A man is sitting cross-legged in front of a tent and holding a guitar.

Ramy Essam in Tahrir Square in Cairo, Egypt, 2011. Essam wrote the song "Go Away" that became an anthem for many of the protesters at the time.

Credit:

Michael Robinson Chavez/Los Angeles Times via Getty Images

It's been nine years since the Tahrir Square protests in Egypt successfully overthrew dictator Hosni Mubarak, but the country has struggled in the years since.

Essam and Ganzeer are teaming up to commemorate the Egyptian Revolution tomorrow, Jan. 25, in New York.

Ramy Essam and Ganzeer are teaming up to commemorate the Egyptian revolution on Jan. 25 in New York.

Credit:

Ramy Essam and Ganzeer, Inc

Since 2011, Egypt has seen through multiple leaders, a coup and crackdowns on free speech. Musician Ramy Essam and visual artist Ganzeer know that better than most. They were two of the most influential artists of the Egyptian revolution. Now, both live in exile. But their work still packs a punch. Essam and Ganzeer are teaming up to commemorate the Egyptian revolution on Jan. 25 in New York. It will be a night of music, commentary and visual arts celebrating the younger generation of Egyptians that led the protests and the ongoing struggles.

Related: Egypt: Clashes in Tahrir Square

The World’s host Marco Werman speaks with Essam and Ganzeer about disillusionment, hope and their upcoming music show celebrating the anniversary.

Marco Werman: What do you want people who see it to get out of it?

Ramy Essam: My main goal was — everything I'm trying to do as an artist, especially in a day like that — really to remind the people that it's not over because it's getting so hard in Egypt. And maybe I have a better chance of being outside Egypt at the moment. And I want to do my best to give this hope to people and to remind everybody that the story didn't end. We're still fighting, even if it's in different form, in different places, different ways.

I mean, it has been nine years, as you say, and the Egyptian uprising that began at Tahrir ultimately did not achieve what the protesters wanted, which was true democracy. So, as you look back at what's happened since the Tahrir Square protests, how do you both feel?

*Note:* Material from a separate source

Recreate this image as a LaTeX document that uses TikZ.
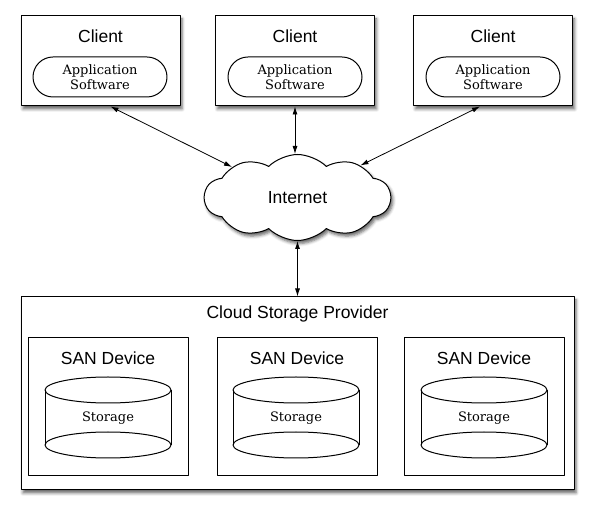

Ganzeer: You know, obviously, there's a bit of trauma and depression to deal with, but I think these performances are an awesome way for us to deal with them our way because based on last week's performance alone — just the energy in the bar — it was nuts, you know. And all these people — there was a big Egyptian diaspora presence. And a lot of them were people that I met through different events prior. And I could tell the difference. You know, there was, like, I met them before and I could tell that they were depressed — having been here for awhile and kind of been away from Egypt and the way things had gone. And last week, it was like relighting the spark all over again. The other thing is one of the anthems of the Lebanese uprising right now on the front lines. Someone shared a video with me on Twitter where protesters are kind of facing off with police, and they took with them a bunch of speakers. And we're playing one of Ramy's songs, not one of the songs from way back from 2011, but one of the songs he put out while in Sweden, which I think is a testament to, like, "No," you could still participate and kind of influence from a distance, very powerfully.

So, what you're doing sounds like it's helping Egyptian expats anyway. How does music and art help you to reconcile that incomplete revolution?

Essam: I'm always taking my music as my therapy and as my first friend. Sometimes I don't find anybody else but this friend with me. And when I was saying I want to share hope with people through my music, I'm helping myself as well. Sometimes, I play guitar to myself to lift my spirit up, so it's a big, big reason why I'm still hanging around in this life.

Both of you live in exile from your native Egypt. If you lived in Egypt, would any of your work be possible? Could you commemorate Tahrir as a multimedia project?

Ganzeer: Definitely not, which is why this event is so important. The state of Egypt, the current dictatorship, has kind of controlled the narrative, the postrevolution narrative, for a very long time and has poisoned that narrative very much. And there's a lot of anti-revolutionary propaganda. And by forcing us into exile, they think they have rendered us powerless. But I think having an event like this shows that, you know, even in exile, we're going to keep the spirit going.

So, it allows you to flex your artistic and kind of political muscle. But I'm curious why you do this if ultimately it's art that Egyptians in the center of these political problems can't see?

Essam: OK. We are talking about art. And art is like the strongest, peaceful weapon we could use against dictatorship. If we are in Egypt or not, like Ganzeer mentioned before, we can still release a song and it can make a huge impact, even in the whole region. I've been experiencing that a lot when I'm in exile. Same thing [is true] for Ganzeer when the movement in Egypt just a couple of months ago was trying to rise up again. And he made like a new artwork for the dictator, and people were using it all over the world. So, we know that we can still help making any kind of change with our art. We learned very well that the change won't happen in one day. And we started something in 2011, and we won't stop. I have lots of things that will keep me doing what I'm doing either from the early dreams we've been carrying from 2011 or all the friends that are in jail at the moment. They have to know that we are still fighting for them and for the same cause.

This interview was edited and condensed for clarity.